I want to convert lon, lat, value (xyz) data to a non-overlapping evenly spaced grid and count the number of unique values in each grid cell. I can get the total count of values for each grid cell with either xyz2grd setting duplicate=‘z’ or blockmean setting summary=‘s’, but I want just the count of the unique values. Is that possible in pyGMT?

To give you an example I’m using the blockmean example with minor changes. I added an ID column where several locations have the same ID. Instead of just getting the number of earthquakes in each cell, I’d like to know how many unique IDs are in each cell if that’s possible.

import numpy as np
import pygmt

# Load sample data
data = pygmt.datasets.load_sample_data(name="japan_quakes")
# Select only needed columns
data = data[["longitude", "latitude", "depth_km"]]
# Add column with magnitudes
rng_seeded = np.random.default_rng(seed=42)
data.insert(3,'ID',rng_seeded.integers(1,5,size=115))

# Set the region for the plot
region = [130, 152.5, 32.5, 52.5]
# Define spacing in x- and y-directions (150x150 arc-minute blocks)
spacing = "150m"

fig = pygmt.Figure()

# Calculate number of total locations within 150x150 arc-minute bins
grd = pygmt.xyz2grd(data=data.drop('depth_km', axis=1), region=region, spacing=spacing, duplicate='z')

fig.grdimage(
    grid=grd,
    region=region,
    frame=["af", "+tNumber of points inside each block"],
    cmap="batlow",
)
fig.coast(land="darkgray", transparency=40)
fig.plot(x=data.longitude, y=data.latitude, style="c0.3c", fill="white", pen="1p,black")
fig.colorbar(frame="x+lcount")

fig.show()

thank you!!

Hi Johanna. Welcome to the GMT forum!

You could try to use blockmean -Sn to count the total number of values. Then you can see how many nodes have a 1. For this, you could use grd2xyz to extract the values to a table. Finally you have to count how many “1” you have.

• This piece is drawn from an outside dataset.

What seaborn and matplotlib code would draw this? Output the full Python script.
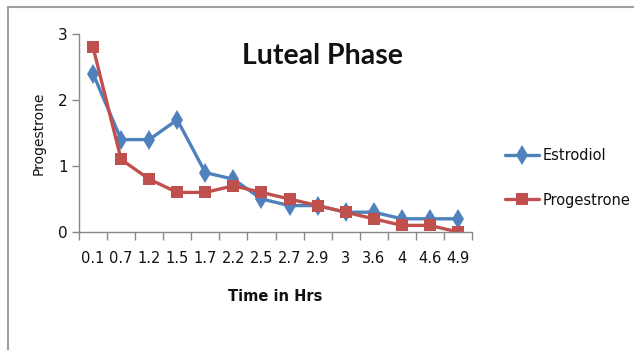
import matplotlib
matplotlib.use("Agg")
import matplotlib.pyplot as plt
from matplotlib.lines import Line2D
import seaborn as sns
import pandas as pd

# Sampling times (hours) and hormone levels
times = ["0.1", "0.7", "1.2", "1.5", "1.7", "2.2", "2.5", "2.7", "2.9", "3", "3.6", "4", "4.6", "4.9"]
estrodiol = [2.4, 1.4, 1.4, 1.7, 0.9, 0.8, 0.5, 0.4, 0.4, 0.3, 0.3, 0.2, 0.2, 0.2]
progestrone = [2.8, 1.1, 0.8, 0.6, 0.6, 0.7, 0.6, 0.5, 0.4, 0.3, 0.2, 0.1, 0.1, 0.0]
series_names = ["Estrodiol", "Progestrone"]

blue = "#4F81BD"
red = "#C0504D"
ink = "#111111"

sns.set_theme(style="white")
plt.rcParams["font.family"] = ["DejaVu Sans"]
plt.rcParams["text.color"] = ink
plt.rcParams["axes.labelcolor"] = ink
plt.rcParams["xtick.labelcolor"] = ink
plt.rcParams["ytick.labelcolor"] = ink

pos = list(range(len(times)))
df = pd.DataFrame({
    "pos": pos * 2,
    "value": estrodiol + progestrone,
    "series": [series_names[0]] * len(times) + [series_names[1]] * len(times),
})

fig = plt.figure(figsize=(6.34, 3.5), dpi=100)
ax = fig.add_axes([79 / 634, 1 - 232 / 350, (472 - 79) / 634, (232 - 34) / 350])

sns.lineplot(
    data=df, x="pos", y="value", hue="series", style="series",
    palette={series_names[0]: blue, series_names[1]: red},
    markers={series_names[0]: "D", series_names[1]: "s"},
    dashes=False, linewidth=2.4, markersize=8, markeredgewidth=0,
    ax=ax, legend=False,
)
# Narrower, taller diamonds
for line in ax.lines:
    if line.get_marker() == "D":
        line.set_marker("d")
        line.set_markersize(10)

ax.set_xlim(-0.5, len(times) - 0.5)
ax.set_ylim(0, 3)
ax.set_yticks([0, 1, 2, 3])
ax.set_yticklabels(["0", "1", "2", "3"])
ax.set_xticks(pos)
ax.set_xticklabels(times)
ax.set_xticks([p - 0.5 for p in pos] + [len(times) - 0.5], minor=True)
ax.tick_params(axis="x", which="major", length=0, pad=14, labelsize=10.5)
ax.tick_params(axis="x", which="minor", length=6, width=1, color="#888888", bottom=True)
ax.tick_params(axis="y", which="major", length=5, width=1, color="#888888", left=True, labelsize=11, pad=3)

for side in ["top", "right"]:
    ax.spines[side].set_visible(False)
for side in ["left", "bottom"]:
    ax.spines[side].set_color("#888888")
    ax.spines[side].set_linewidth(1)

ax.set_xlabel("Time in Hrs", fontsize=10.5, fontweight="bold", labelpad=16)
ax.set_ylabel("Progestrone", fontsize=10, labelpad=9)

fig.text(322 / 634, 1 - 56 / 350, "Luteal Phase", ha="center", va="center",
         fontsize=20.5, fontweight="bold", family="Lato")

handles = [
    Line2D([0], [0], color=blue, lw=2.4, marker="d", markersize=10, markeredgewidth=0),
    Line2D([0], [0], color=red, lw=2.4, marker="s", markersize=9, markeredgewidth=0),
]
fig.legend(handles, series_names, loc="center left", bbox_to_anchor=(492 / 634, 1 - 178 / 350),
           frameon=False, fontsize=10.5, handlelength=2.3, labelspacing=2.0, handletextpad=0.3)

# Outer chart frame (left and top edges)
fig.add_artist(Line2D([8 / 634, 8 / 634], [0, 1 - 7 / 350], color="#a0a0a0", lw=1.5, transform=fig.transFigure))
fig.add_artist(Line2D([8 / 634, 1], [1 - 7 / 350, 1 - 7 / 350], color="#a0a0a0", lw=1.5, transform=fig.transFigure))

fig.savefig("out.png", dpi=100)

I think it is impossible to get a count of unique values per grid cell using (py)GMT.
I thought binstats could possibly count unique values, but no, it counts the total number of values per cell, just like xyz2grd or blockmean.

Would be a reasonable feature request

Thanks so much for your replies! I’ll put in a feature request and will figure out some other way to do this. I’m able to in R but I haven’t found an equally simple way in python yet.